Material:
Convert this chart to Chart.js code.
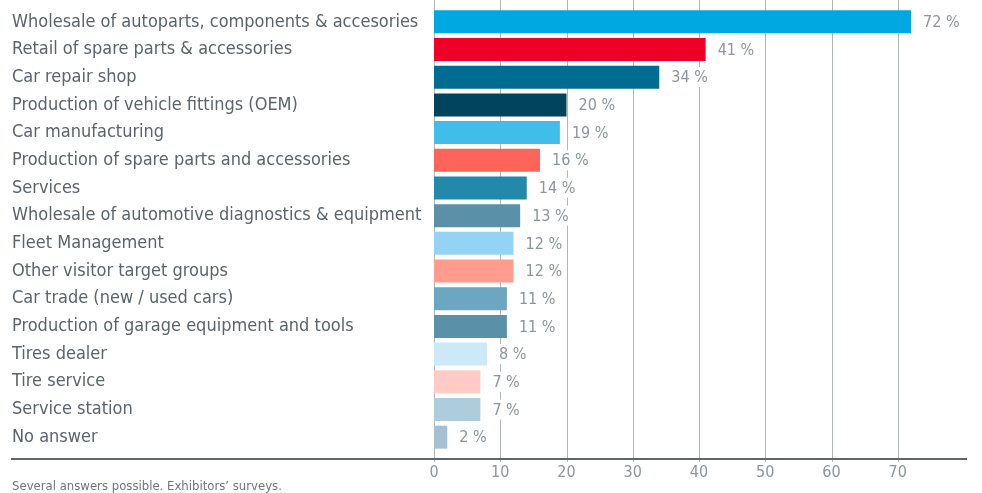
<!DOCTYPE html>
<html>
<head>
<meta charset="utf-8">
<script src="https://cdn.jsdelivr.net/npm/chart.js@4.4.1/dist/chart.umd.min.js"></script>
<style>
  html, body { margin: 0; padding: 0; background: #fff; }
  #wrap { width: 982px; height: 493px; position: relative; }
</style>
</head>
<body>
<div id="wrap"><canvas id="chart"></canvas></div>
<script>
const categories = [
    "Wholesale of autoparts, components & accesories",
    "Retail of spare parts & accessories",
    "Car repair shop",
    "Production of vehicle fittings (OEM)",
    "Car manufacturing",
    "Production of spare parts and accessories",
    "Services",
    "Wholesale of automotive diagnostics & equipment",
    "Fleet Management",
    "Other visitor target groups",
    "Car trade (new / used cars)",
    "Production of garage equipment and tools",
    "Tires dealer",
    "Tire service",
    "Service station",
    "No answer"
];
const shares = [72, 41, 34, 20, 19, 16, 14, 13, 12, 12, 11, 11, 8, 7, 7, 2];
const tickValues = [0, 10, 20, 30, 40, 50, 60, 70];
const footnote = "Several answers possible. Exhibitors’ surveys.";

const barColors = [
    "#00a8e1", "#ef0027", "#006c91", "#00445e", "#40bde9", "#ff645a",
    "#2389aa", "#5a91a8", "#94d3f2", "#ff9c8e", "#6ca6c1", "#5a91a8",
    "#cce9f7", "#ffcbc4", "#adccdc", "#a5c0d0"
];

const FONT = '"Liberation Sans Narrow", "DejaVu Sans Condensed", "Arial Narrow", sans-serif';

// grid lines, value labels, axis line and footnote
const decor = {
    id: "decor",
    beforeDatasetsDraw(chart) {
        const { ctx, scales: { x } } = chart;
        ctx.save();
        ctx.strokeStyle = "#b1b6ba";
        ctx.lineWidth = 1;
        x.ticks.forEach(t => {
            const px = Math.round(x.getPixelForValue(t.value)) + 0.5;
            ctx.beginPath();
            ctx.moveTo(px, 0);
            ctx.lineTo(px, chart.chartArea.bottom + 11);
            ctx.stroke();
        });
        ctx.restore();
    },
    afterDatasetsDraw(chart) {
        const { ctx, chartArea } = chart;
        const meta = chart.getDatasetMeta(0);
        ctx.save();
        ctx.font = `16px ${FONT}`;
        ctx.textBaseline = "middle";
        meta.data.forEach((bar, i) => {
            const txt = shares[i] + " %";
            const w = ctx.measureText(txt).width;
            const tx = bar.x + 12;
            ctx.fillStyle = "#fff";
            ctx.fillRect(tx - 3, bar.y - 10, w + 6, 20);
            ctx.fillStyle = "#8b959b";
            ctx.fillText(txt, tx, bar.y + 1);
        });

        ctx.strokeStyle = "#5c666b";
        ctx.lineWidth = 2;
        ctx.beginPath();
        ctx.moveTo(11, chartArea.bottom + 8);
        ctx.lineTo(chartArea.right + 3, chartArea.bottom + 8);
        ctx.stroke();

        ctx.font = `13px ${FONT}`;
        ctx.textBaseline = "alphabetic";
        ctx.fillStyle = "#6c767c";
        ctx.fillText(footnote, 12, 490);
        ctx.restore();
    }
};

new Chart(document.getElementById("chart"), {
    type: "bar",
    data: {
        labels: categories,
        datasets: [{
            data: shares,
            backgroundColor: barColors,
            categoryPercentage: 1,
            barPercentage: 0.83
        }]
    },
    options: {
        indexAxis: "y",
        responsive: true,
        maintainAspectRatio: false,
        animation: false,
        layout: { padding: { top: 8, left: 12, right: 18, bottom: 0 } },
        plugins: {
            legend: { display: false },
            tooltip: { enabled: false }
        },
        scales: {
            x: {
                type: "linear",
                min: 0,
                max: 80,
                grid: { display: false, drawTicks: false },
                border: { display: false },
                afterBuildTicks: scale => { scale.ticks = tickValues.map(v => ({ value: v })); },
                afterFit: scale => { scale.height = 42; },
                ticks: {
                    color: "#8b959b",
                    padding: 12,
                    font: { family: FONT, size: 16 }
                }
            },
            y: {
                grid: { display: false },
                border: { display: false },
                afterFit: scale => { scale.width = 422; },
                ticks: {
                    crossAlign: "far",
                    color: "#5a646a",
                    padding: 0,
                    font: { family: FONT, size: 18, lineHeight: 0.85 }
                }
            }
        }
    },
    plugins: [decor]
});
</script>
</body>
</html>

What is expected: Reproduce the material above from its first line through the line containing "answers possible. Exhibitors’", both ends included, and skip every picture.

Solution for this task:
Convert this chart to Chart.js code.
<!DOCTYPE html>
<html>
<head>
<meta charset="utf-8">
<script src="https://cdn.jsdelivr.net/npm/chart.js@4.4.1/dist/chart.umd.min.js"></script>
<style>
  html, body { margin: 0; padding: 0; background: #fff; }
  #wrap { width: 982px; height: 493px; position: relative; }
</style>
</head>
<body>
<div id="wrap"><canvas id="chart"></canvas></div>
<script>
const categories = [
    "Wholesale of autoparts, components & accesories",
    "Retail of spare parts & accessories",
    "Car repair shop",
    "Production of vehicle fittings (OEM)",
    "Car manufacturing",
    "Production of spare parts and accessories",
    "Services",
    "Wholesale of automotive diagnostics & equipment",
    "Fleet Management",
    "Other visitor target groups",
    "Car trade (new / used cars)",
    "Production of garage equipment and tools",
    "Tires dealer",
    "Tire service",
    "Service station",
    "No answer"
];
const shares = [72, 41, 34, 20, 19, 16, 14, 13, 12, 12, 11, 11, 8, 7, 7, 2];
const tickValues = [0, 10, 20, 30, 40, 50, 60, 70];
const footnote = "Several answers possible. Exhibitors’ surveys.";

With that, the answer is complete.